How to Build These Into Your Training

The biggest mistake players make is only practicing these moves in a drill — and then forgetting them in a real game. Here's a simple weekly structure to fix that:

  • Monday: 15 minutes of cone work — 2 or 3 of the moves above, done at game speed
  • Wednesday: 1v1 practice with a friend or sibling — use the moves under light pressure
  • Friday: Game-speed reps with a rebounder — receive the ball and immediately execute the move as if a defender is closing in

The Hackk Soccer Rebounder Board is ideal for this kind of solo work. You can simulate receiving a pass with pace, set your feet quickly, and practice transitions into your dribbling moves — all without needing a training partner. It's how the best solo players get better faster.

One more tip: wear grip socks during your technical sessions. When your foot is sliding inside your boot, your touches become inconsistent. Grip socks keep your foot locked in place so the only variable is your skill — not your gear.

The Mental Side of Dribbling

Here's something coaches rarely say out loud: the best dribblers aren't the ones with the most tricks. They're the ones who can stay calm when a defender is two feet away. Composure is a skill, and it's trained the same way — through repetition under simulated pressure.
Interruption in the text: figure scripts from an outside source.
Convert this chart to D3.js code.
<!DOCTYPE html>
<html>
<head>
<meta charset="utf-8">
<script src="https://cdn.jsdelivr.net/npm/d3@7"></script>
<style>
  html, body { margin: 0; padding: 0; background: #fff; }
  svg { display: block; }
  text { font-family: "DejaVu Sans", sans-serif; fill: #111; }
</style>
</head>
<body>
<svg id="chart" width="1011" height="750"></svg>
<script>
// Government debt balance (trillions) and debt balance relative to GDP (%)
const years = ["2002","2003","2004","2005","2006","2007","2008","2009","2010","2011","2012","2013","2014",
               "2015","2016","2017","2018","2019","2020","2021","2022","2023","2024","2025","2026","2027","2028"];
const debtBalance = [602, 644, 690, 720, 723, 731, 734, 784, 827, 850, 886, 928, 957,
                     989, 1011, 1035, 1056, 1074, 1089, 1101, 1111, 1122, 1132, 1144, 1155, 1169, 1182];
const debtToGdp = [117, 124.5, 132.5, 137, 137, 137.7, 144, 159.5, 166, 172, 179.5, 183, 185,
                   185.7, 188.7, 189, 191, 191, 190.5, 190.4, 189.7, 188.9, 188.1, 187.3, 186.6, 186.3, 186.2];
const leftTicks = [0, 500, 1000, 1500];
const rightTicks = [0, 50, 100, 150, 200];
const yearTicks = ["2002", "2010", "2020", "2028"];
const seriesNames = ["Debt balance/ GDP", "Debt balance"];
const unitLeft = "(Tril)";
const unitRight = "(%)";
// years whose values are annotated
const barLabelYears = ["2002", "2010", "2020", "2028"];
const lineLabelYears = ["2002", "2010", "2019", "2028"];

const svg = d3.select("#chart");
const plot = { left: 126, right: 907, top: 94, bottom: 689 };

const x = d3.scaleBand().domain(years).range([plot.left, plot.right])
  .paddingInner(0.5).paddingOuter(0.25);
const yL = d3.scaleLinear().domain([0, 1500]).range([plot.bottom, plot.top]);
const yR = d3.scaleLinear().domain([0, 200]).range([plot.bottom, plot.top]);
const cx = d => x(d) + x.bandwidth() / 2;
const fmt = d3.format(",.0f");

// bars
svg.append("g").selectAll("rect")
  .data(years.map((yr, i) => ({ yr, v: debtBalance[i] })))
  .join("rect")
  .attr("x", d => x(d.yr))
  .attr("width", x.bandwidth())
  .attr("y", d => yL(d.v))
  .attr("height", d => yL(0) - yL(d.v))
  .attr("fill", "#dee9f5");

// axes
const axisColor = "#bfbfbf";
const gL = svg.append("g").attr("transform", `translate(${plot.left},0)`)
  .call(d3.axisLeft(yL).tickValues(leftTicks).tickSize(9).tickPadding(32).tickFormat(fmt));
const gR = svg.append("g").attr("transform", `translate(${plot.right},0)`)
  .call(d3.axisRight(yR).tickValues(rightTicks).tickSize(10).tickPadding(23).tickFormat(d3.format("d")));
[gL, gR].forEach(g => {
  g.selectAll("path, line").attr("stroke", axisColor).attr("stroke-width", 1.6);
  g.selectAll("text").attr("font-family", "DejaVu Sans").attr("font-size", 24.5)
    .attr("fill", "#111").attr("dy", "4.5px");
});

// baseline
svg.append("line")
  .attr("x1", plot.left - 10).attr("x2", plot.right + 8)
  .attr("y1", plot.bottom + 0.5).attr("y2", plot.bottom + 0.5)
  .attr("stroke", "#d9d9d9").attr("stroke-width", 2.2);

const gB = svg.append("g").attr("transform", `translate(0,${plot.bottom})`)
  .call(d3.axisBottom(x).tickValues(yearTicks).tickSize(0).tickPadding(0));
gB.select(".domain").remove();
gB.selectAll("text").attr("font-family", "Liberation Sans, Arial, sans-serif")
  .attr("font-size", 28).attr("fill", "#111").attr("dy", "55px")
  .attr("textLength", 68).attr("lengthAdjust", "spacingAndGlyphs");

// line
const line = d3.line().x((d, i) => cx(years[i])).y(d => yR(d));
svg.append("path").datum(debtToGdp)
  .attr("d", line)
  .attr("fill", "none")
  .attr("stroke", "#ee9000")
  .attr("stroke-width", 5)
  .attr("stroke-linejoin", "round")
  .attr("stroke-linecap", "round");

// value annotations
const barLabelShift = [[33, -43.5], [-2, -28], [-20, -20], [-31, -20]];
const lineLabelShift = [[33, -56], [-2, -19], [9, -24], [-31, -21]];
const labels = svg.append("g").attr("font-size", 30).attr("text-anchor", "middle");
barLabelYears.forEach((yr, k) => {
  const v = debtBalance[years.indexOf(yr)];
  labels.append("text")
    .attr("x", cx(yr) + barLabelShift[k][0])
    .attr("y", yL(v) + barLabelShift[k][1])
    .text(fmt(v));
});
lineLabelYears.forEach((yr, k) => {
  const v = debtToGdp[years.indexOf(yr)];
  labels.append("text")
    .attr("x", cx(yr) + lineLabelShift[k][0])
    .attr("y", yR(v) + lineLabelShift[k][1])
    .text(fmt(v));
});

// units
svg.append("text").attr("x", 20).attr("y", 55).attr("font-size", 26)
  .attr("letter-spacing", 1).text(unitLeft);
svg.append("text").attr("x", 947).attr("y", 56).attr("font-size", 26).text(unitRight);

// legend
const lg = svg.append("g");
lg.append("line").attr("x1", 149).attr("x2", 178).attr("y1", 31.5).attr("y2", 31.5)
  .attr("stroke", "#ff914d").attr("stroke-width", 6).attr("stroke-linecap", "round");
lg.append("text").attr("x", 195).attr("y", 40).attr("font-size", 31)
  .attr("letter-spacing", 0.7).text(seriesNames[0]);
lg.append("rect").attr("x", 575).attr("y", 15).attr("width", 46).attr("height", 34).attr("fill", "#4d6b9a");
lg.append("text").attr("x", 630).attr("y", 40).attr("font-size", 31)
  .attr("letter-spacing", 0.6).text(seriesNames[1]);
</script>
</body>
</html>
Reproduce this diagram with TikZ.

Start slow. Build the muscle memory. Then practice fast. Then practice with someone closing you down. By the time you're in a real game, your feet already know what to do. Your brain just has to stay calm and let them do it.

Final Thoughts

Dribbling is a journey, not a destination. Even the best players in the world still work on their touches and footwork every single day. Pick two or three moves from this list, commit to them for a month, and you'll be a different player by the time tryouts roll around.

Start with the inside cut and the outside cut. Once those are automatic, add the step over. Once the step over is clean, add the scissor. Build the foundation before reaching for the advanced moves. That's how the pros do it — and it's how you'll do it too.